Published May 3, 2026
The logo of Opec is pictured at the Opec headquarters on the eve of the 171th meeting of the Organisation of the Petroleum Exporting Countries in Vienna, on November 29, 2016. — Reuters/ File
The logo of Opec is pictured at the Opec headquarters on the eve of the 171th meeting of the Organisation of the Petroleum Exporting Countries in Vienna, on November 29, 2016. — Reuters/ File

Opec+ agreed on Sunday on a modest oil output hike for June, an increase that will remain largely on paper as long as the US-Israeli war on Iran continues to disrupt Gulf oil supplies through the Strait of Hormuz.

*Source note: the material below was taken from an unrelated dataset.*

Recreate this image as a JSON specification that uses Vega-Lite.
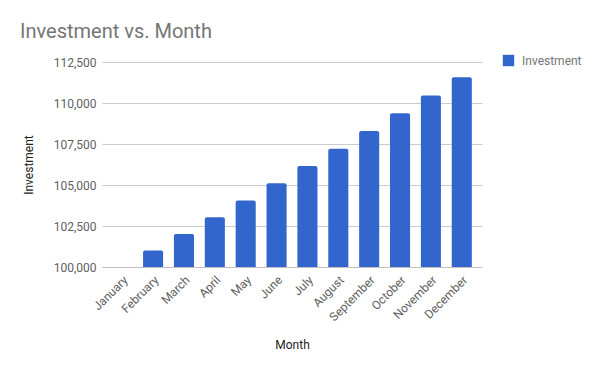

Seven Opec+ countries will raise oil output targets by 188,000 barrels per day in June, the third consecutive monthly increase, Opec+ said in a statement after an online meeting. The increase is the same as that agreed for May minus the share of the United Arab Emirates (UAE), which left the group on May 1.

The move is designed to show the group is ready to raise supplies once the war stops and signals that Opec+ is pressing on with a business-as-usual approach despite the departure of the UAE from Opec+, sources associated with the alliance and analysts said.

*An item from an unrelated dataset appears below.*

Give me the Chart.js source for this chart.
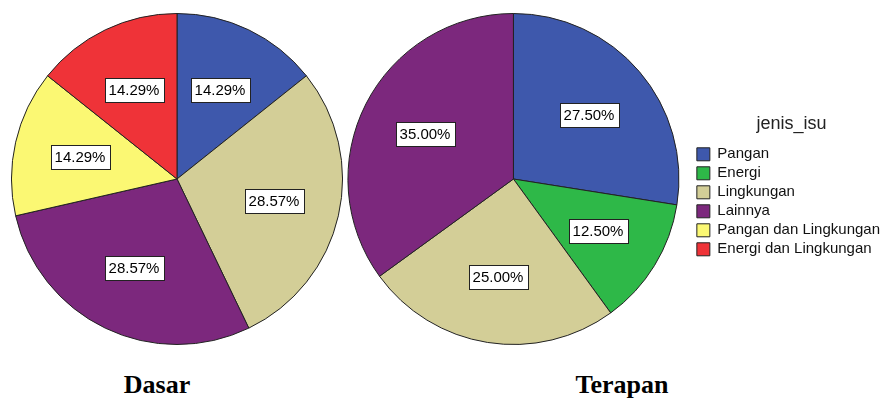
<!DOCTYPE html>
<html>
<head>
<meta charset="utf-8">
<script src="https://cdn.jsdelivr.net/npm/chart.js@4.4.1/dist/chart.umd.min.js"></script>
<style>
    html, body { margin: 0; padding: 0; background: #fff; overflow: hidden; }
    #wrap { position: relative; width: 883px; height: 399px; }
    canvas { position: absolute; }
    .caption {
        position: absolute;
        top: 372px;
        width: 200px;
        text-align: center;
        font: bold 26px "Liberation Serif", "Times New Roman", serif;
        line-height: 26px;
        color: #000;
    }
</style>
</head>
<body>
<div id="wrap">
    <canvas id="dasarChart" width="332" height="332" style="left:11px;top:13px"></canvas>
    <canvas id="terapanChart" width="556" height="332" style="left:334px;top:13px"></canvas>
    <div class="caption" style="left:57px">Dasar</div>
    <div class="caption" style="left:522px">Terapan</div>
</div>
<script>
// jenis_isu categories
const categories = ['Pangan', 'Energi', 'Lingkungan', 'Lainnya', 'Pangan dan Lingkungan', 'Energi dan Lingkungan'];
// counts per category (read from the percentages)
const dasarValues = [1, 0, 2, 2, 1, 1];
const terapanValues = [11, 5, 10, 14, 0, 0];
const sliceColors = ['#3e58ac', '#2eb848', '#d3ce97', '#7c287d', '#fbf873', '#ef3338'];

const labelFont = '15px "Liberation Sans", Arial, sans-serif';

// draws the white percentage boxes inside each slice
const percentLabels = {
    id: 'percentLabels',
    afterDatasetsDraw(chart) {
        const ctx = chart.ctx;
        const data = chart.data.datasets[0].data;
        const total = data.reduce((a, b) => a + b, 0);
        const arcs = chart.getDatasetMeta(0).data;
        ctx.save();
        ctx.font = labelFont;
        ctx.textAlign = 'center';
        ctx.textBaseline = 'middle';
        arcs.forEach((arc, i) => {
            if (!data[i]) return;
            const p = arc.getProps(['x', 'y', 'startAngle', 'endAngle', 'outerRadius'], true);
            const mid = (p.startAngle + p.endAngle) / 2;
            const r = p.outerRadius * 0.6;
            const cx = Math.round(p.x + Math.cos(mid) * r);
            const cy = Math.round(p.y + Math.sin(mid) * r);
            const text = (data[i] / total * 100).toFixed(2) + '%';
            const w = Math.ceil(ctx.measureText(text).width) + 8;
            const h = 24;
            const bx = Math.round(cx - w / 2) + 0.5;
            const by = Math.round(cy - h / 2) + 0.5;
            ctx.fillStyle = '#fff';
            ctx.fillRect(bx, by, w, h);
            ctx.strokeStyle = '#222';
            ctx.lineWidth = 1;
            ctx.strokeRect(bx, by, w, h);
            ctx.fillStyle = '#000';
            ctx.fillText(text, cx, cy + 1);
        });
        ctx.restore();
    }
};

function createPie(elementId, values, showLegend) {
    const ctx = document.getElementById(elementId);
    return new Chart(ctx, {
        type: 'pie',
        data: {
            labels: categories,
            datasets: [{
                data: values,
                backgroundColor: sliceColors,
                borderColor: '#222',
                borderWidth: 1
            }]
        },
        options: {
            responsive: false,
            animation: false,
            layout: { padding: 0 },
            plugins: {
                tooltip: { enabled: false },
                legend: {
                    display: showLegend,
                    position: 'right',
                    align: 'center',
                    title: {
                        display: true,
                        text: 'jenis_isu',
                        color: '#222',
                        font: { family: '"Liberation Sans", Arial, sans-serif', size: 18 },
                        padding: { top: 18, bottom: 6 }
                    },
                    labels: {
                        color: '#111',
                        boxWidth: 13,
                        boxHeight: 13,
                        padding: 4,
                        font: { family: '"Liberation Sans", Arial, sans-serif', size: 15 }
                    }
                }
            }
        },
        plugins: [percentLabels]
    });
}

window.onload = () => {
    createPie('dasarChart', dasarValues, false);
    createPie('terapanChart', terapanValues, true);
};
</script>
</body>
</html>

Opec+ is sending a two-layer message to the market: continuity despite the UAE’s exit, and control despite limited physical impact, said Jorge Leon, an analyst at Rystad and former Opec official.

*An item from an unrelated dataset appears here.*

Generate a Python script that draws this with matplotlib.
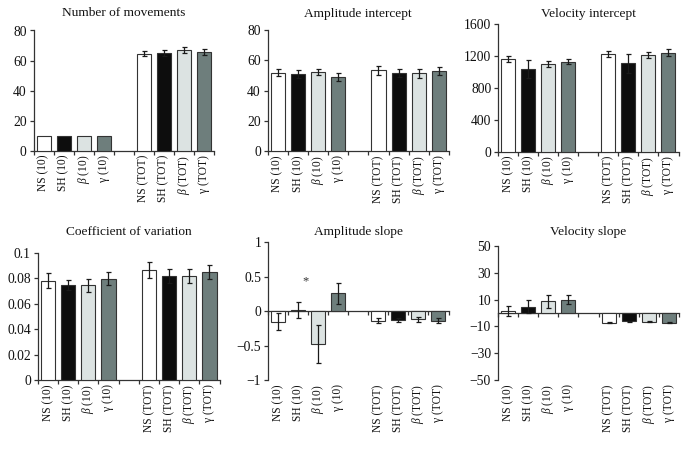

While output is increasing on paper, the real impact on physical supply remains very limited, given the Strait of Hormuz constraints. This is less about adding barrels and more about signaling that Opec+ still calls the shots.

Top Opec+ producer Saudi Arabia’s quota will rise to 10.291 million bpd in June under the agreement, far above actual production. The kingdom reported actual production of 7.76m bpd to Opec in March.

The seven members who met on Sunday were Saudi Arabia, Iraq, Kuwait, Algeria, Kazakhstan, Russia, and Oman.

With the UAE leaving, Opec+ comprises 21 members, including Iran. But in recent years, only the seven nations plus the UAE have been involved in monthly production decisions.

Hike remains largely symbolic until Hormuz reopens

The US-Israeli war on Iran, which began on February 28, and the resulting closure of the Hormuz strait have throttled exports from Opec+ members Saudi Arabia, Iraq and Kuwait, as well as from the UAE. Before the conflict, these producers were the only countries in the group able to raise production.

Even when shipping through the Strait of Hormuz reopens, it will take several weeks if not months for flows to normalise, oil executives from the Gulf and global oil traders have said.

The supply disruption has propelled oil prices to a four-year high above $125 per barrel as analysts begin to predict widespread jet fuel shortages in one to two months and a spike in global inflation.

Crude oil output from all Opec+ members averaged 35.06m bpd in March, down 7.70m bpd from February, Opec said in a report last month, with Iraq and Saudi Arabia making the biggest cuts due to constrained exports.